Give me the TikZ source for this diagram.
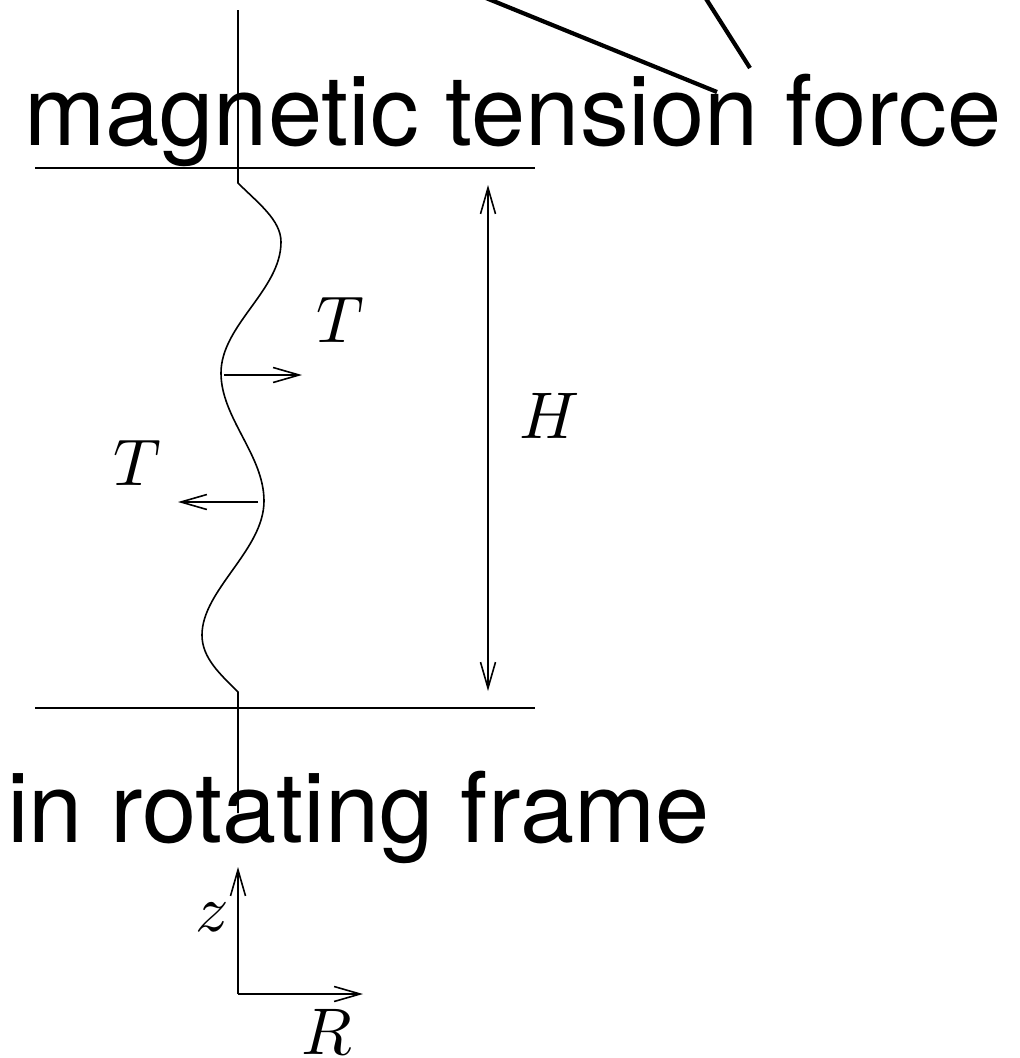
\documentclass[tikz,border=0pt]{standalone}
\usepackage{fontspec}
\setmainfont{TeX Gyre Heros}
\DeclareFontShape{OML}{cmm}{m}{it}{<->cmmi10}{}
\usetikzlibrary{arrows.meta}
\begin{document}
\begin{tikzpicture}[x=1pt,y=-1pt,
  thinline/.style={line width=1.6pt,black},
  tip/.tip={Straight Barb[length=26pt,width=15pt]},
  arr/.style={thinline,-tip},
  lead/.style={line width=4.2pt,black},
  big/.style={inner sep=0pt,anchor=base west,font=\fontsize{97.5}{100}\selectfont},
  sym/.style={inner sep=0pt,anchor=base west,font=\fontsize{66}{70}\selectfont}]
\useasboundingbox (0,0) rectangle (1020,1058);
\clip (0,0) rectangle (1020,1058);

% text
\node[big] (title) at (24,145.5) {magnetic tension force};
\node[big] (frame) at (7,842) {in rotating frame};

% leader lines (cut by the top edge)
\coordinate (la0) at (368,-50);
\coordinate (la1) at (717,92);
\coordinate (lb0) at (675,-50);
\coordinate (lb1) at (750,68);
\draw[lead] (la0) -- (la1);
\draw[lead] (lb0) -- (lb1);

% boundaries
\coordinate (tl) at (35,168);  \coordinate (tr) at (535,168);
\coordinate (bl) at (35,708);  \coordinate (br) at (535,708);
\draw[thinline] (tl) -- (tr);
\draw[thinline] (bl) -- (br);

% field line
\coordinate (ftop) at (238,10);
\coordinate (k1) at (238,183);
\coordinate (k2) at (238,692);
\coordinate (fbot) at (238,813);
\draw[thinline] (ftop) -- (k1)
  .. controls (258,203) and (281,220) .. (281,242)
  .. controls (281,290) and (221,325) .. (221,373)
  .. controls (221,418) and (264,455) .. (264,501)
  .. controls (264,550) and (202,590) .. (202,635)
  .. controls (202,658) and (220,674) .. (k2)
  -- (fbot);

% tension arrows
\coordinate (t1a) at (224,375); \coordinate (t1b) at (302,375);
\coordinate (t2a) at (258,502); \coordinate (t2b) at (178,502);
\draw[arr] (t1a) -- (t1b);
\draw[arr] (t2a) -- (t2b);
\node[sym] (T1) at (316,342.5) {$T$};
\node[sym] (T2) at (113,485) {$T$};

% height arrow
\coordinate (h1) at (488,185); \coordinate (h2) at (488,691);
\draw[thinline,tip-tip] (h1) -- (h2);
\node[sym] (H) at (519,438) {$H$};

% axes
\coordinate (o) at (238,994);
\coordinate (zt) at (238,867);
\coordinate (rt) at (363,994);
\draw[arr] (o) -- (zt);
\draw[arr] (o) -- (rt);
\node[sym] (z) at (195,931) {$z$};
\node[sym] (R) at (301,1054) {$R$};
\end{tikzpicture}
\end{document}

○ ○ ○ ○

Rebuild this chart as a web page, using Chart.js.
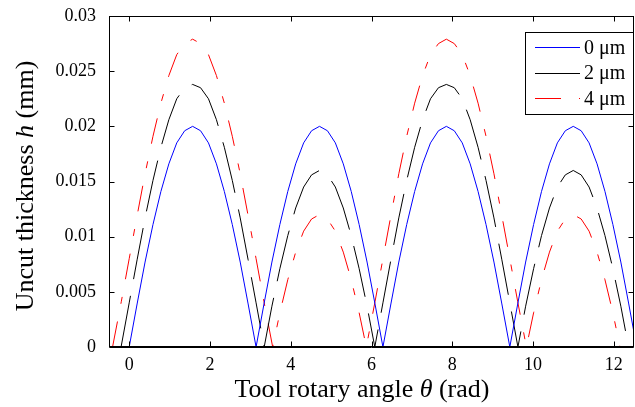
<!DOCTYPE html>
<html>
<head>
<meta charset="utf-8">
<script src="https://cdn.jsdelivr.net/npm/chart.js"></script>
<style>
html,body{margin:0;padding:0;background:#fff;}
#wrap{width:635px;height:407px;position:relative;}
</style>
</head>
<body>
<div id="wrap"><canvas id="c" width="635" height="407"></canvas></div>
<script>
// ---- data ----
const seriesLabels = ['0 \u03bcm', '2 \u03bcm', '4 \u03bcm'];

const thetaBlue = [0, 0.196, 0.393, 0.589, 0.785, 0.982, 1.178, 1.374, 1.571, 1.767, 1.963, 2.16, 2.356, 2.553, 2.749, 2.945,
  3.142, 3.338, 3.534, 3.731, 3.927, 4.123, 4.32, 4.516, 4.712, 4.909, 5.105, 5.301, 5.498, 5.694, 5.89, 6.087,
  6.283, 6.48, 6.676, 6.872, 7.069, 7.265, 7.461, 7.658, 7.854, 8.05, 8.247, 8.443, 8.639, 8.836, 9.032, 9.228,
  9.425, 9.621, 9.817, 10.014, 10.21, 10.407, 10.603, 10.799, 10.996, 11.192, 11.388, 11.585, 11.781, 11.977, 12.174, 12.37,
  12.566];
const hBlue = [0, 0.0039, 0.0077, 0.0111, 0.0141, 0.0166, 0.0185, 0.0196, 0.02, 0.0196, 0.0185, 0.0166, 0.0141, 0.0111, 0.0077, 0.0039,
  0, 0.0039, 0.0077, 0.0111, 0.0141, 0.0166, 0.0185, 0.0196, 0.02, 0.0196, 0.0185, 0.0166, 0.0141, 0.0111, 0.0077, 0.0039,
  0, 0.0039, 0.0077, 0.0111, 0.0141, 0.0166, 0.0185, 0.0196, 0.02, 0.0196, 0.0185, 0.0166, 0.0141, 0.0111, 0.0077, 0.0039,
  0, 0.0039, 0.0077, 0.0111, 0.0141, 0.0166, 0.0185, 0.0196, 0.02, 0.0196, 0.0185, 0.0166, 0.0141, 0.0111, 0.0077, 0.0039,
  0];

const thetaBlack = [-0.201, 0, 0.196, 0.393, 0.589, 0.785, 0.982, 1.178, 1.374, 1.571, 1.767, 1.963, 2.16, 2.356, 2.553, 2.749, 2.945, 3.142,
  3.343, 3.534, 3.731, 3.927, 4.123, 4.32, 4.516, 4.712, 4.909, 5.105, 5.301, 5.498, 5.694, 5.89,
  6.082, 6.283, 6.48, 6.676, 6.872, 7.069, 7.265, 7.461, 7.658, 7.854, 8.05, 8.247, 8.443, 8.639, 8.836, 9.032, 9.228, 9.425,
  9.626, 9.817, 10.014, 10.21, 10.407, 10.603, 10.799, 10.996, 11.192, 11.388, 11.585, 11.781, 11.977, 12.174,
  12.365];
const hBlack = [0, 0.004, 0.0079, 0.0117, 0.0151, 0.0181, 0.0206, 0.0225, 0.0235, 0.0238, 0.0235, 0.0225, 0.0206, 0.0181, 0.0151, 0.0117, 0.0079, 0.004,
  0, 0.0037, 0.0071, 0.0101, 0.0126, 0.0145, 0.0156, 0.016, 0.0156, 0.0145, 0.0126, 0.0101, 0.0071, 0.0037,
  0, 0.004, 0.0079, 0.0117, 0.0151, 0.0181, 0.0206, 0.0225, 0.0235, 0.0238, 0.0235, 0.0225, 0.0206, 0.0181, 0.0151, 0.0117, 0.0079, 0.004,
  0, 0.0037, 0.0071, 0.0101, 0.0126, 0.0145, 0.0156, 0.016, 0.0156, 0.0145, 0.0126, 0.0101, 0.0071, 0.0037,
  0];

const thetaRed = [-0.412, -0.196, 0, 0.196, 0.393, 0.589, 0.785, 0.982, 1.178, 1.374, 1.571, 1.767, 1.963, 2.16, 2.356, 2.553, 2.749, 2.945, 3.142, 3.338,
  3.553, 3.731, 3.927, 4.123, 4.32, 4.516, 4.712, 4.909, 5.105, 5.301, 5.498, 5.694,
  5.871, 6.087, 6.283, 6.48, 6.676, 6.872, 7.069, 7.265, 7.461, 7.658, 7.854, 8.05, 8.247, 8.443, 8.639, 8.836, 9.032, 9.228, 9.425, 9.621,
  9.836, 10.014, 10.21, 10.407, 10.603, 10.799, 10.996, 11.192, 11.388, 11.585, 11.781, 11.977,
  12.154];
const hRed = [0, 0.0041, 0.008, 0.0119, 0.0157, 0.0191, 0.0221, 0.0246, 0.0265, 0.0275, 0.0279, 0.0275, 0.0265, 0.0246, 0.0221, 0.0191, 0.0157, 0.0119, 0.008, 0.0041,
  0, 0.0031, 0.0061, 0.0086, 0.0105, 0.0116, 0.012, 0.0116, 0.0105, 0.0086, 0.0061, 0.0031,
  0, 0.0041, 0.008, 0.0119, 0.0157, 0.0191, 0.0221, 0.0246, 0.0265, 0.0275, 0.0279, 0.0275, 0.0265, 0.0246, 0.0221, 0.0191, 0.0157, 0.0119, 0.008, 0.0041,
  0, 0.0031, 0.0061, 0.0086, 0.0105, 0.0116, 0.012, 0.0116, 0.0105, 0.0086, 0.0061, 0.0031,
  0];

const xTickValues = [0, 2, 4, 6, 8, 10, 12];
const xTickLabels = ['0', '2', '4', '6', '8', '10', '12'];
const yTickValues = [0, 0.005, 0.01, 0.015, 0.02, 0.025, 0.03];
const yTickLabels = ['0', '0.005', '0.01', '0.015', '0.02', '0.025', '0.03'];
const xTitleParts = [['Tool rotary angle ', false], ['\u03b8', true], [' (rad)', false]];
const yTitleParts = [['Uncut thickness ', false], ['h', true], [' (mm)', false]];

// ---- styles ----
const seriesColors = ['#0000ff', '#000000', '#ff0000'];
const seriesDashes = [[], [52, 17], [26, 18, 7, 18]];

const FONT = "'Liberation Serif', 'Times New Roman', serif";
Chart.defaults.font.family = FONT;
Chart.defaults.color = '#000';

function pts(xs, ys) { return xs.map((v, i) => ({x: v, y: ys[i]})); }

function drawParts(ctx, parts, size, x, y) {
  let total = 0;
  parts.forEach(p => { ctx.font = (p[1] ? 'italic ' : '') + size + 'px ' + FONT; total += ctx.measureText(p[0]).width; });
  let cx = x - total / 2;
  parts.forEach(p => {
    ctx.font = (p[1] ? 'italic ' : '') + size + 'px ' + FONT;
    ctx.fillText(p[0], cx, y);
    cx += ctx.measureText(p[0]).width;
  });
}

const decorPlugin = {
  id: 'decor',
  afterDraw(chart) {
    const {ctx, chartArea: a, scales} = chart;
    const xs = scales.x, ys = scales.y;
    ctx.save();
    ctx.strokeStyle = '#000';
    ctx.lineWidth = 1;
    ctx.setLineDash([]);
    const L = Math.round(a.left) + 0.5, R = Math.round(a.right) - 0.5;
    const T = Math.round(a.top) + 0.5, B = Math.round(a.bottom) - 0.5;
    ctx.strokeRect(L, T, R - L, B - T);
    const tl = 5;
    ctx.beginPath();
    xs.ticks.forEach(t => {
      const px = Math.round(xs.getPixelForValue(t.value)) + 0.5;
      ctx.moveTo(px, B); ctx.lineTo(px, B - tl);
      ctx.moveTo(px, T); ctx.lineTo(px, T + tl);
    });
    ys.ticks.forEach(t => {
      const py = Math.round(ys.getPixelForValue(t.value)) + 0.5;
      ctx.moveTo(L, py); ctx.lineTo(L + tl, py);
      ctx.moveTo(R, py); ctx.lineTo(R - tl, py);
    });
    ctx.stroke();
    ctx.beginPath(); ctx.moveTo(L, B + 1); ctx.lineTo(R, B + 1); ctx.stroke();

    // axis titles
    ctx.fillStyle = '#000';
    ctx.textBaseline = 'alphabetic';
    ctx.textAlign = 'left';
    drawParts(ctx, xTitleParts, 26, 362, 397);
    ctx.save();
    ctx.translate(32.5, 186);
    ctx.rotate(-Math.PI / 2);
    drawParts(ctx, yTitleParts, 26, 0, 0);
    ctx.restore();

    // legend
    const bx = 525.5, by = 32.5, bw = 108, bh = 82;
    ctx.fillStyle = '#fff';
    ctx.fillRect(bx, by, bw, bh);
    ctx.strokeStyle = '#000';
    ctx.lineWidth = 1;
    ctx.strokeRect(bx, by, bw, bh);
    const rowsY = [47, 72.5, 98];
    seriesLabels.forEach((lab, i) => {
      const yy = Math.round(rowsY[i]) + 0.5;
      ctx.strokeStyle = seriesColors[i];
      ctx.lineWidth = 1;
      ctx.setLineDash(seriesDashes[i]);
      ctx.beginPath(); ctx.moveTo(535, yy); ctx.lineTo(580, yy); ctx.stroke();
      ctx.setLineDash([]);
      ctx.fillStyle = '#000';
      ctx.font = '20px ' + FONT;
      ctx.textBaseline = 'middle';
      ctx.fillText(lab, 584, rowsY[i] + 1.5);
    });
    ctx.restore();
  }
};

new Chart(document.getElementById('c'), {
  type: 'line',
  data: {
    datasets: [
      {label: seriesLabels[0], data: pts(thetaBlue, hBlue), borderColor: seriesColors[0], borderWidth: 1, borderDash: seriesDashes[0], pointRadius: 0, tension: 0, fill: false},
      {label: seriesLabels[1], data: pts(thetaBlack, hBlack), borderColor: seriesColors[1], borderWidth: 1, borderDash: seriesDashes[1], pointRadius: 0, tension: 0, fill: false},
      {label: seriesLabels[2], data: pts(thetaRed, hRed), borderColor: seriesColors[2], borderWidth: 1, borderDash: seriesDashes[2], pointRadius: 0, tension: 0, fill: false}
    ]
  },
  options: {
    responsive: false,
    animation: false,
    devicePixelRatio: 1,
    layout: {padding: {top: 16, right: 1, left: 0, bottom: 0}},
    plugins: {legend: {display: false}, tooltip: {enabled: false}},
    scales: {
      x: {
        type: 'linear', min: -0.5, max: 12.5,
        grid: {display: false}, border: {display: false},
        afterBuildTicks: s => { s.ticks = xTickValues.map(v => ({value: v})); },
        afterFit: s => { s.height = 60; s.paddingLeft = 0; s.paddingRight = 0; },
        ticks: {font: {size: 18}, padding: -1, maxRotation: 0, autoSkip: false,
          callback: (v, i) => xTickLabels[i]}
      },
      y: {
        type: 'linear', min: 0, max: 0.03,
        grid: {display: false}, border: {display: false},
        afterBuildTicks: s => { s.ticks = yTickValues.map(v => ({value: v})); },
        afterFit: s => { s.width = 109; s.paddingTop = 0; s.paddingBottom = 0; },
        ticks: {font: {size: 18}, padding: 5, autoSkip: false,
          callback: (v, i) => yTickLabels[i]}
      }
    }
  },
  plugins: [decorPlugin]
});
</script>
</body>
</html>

○ ○ ○ ○

> **Directions**:
Only the lines from the one with "Rebuild this chart" through the one with "const seriesLabels = ['0" belong in your copy; retype them exactly and drop any pictures.

> **Worked solution**:
Rebuild this chart as a web page, using Chart.js.
<!DOCTYPE html>
<html>
<head>
<meta charset="utf-8">
<script src="https://cdn.jsdelivr.net/npm/chart.js"></script>
<style>
html,body{margin:0;padding:0;background:#fff;}
#wrap{width:635px;height:407px;position:relative;}
</style>
</head>
<body>
<div id="wrap"><canvas id="c" width="635" height="407"></canvas></div>
<script>
// ---- data ----
const seriesLabels = ['0 \u03bcm', '2 \u03bcm', '4 \u03bcm'];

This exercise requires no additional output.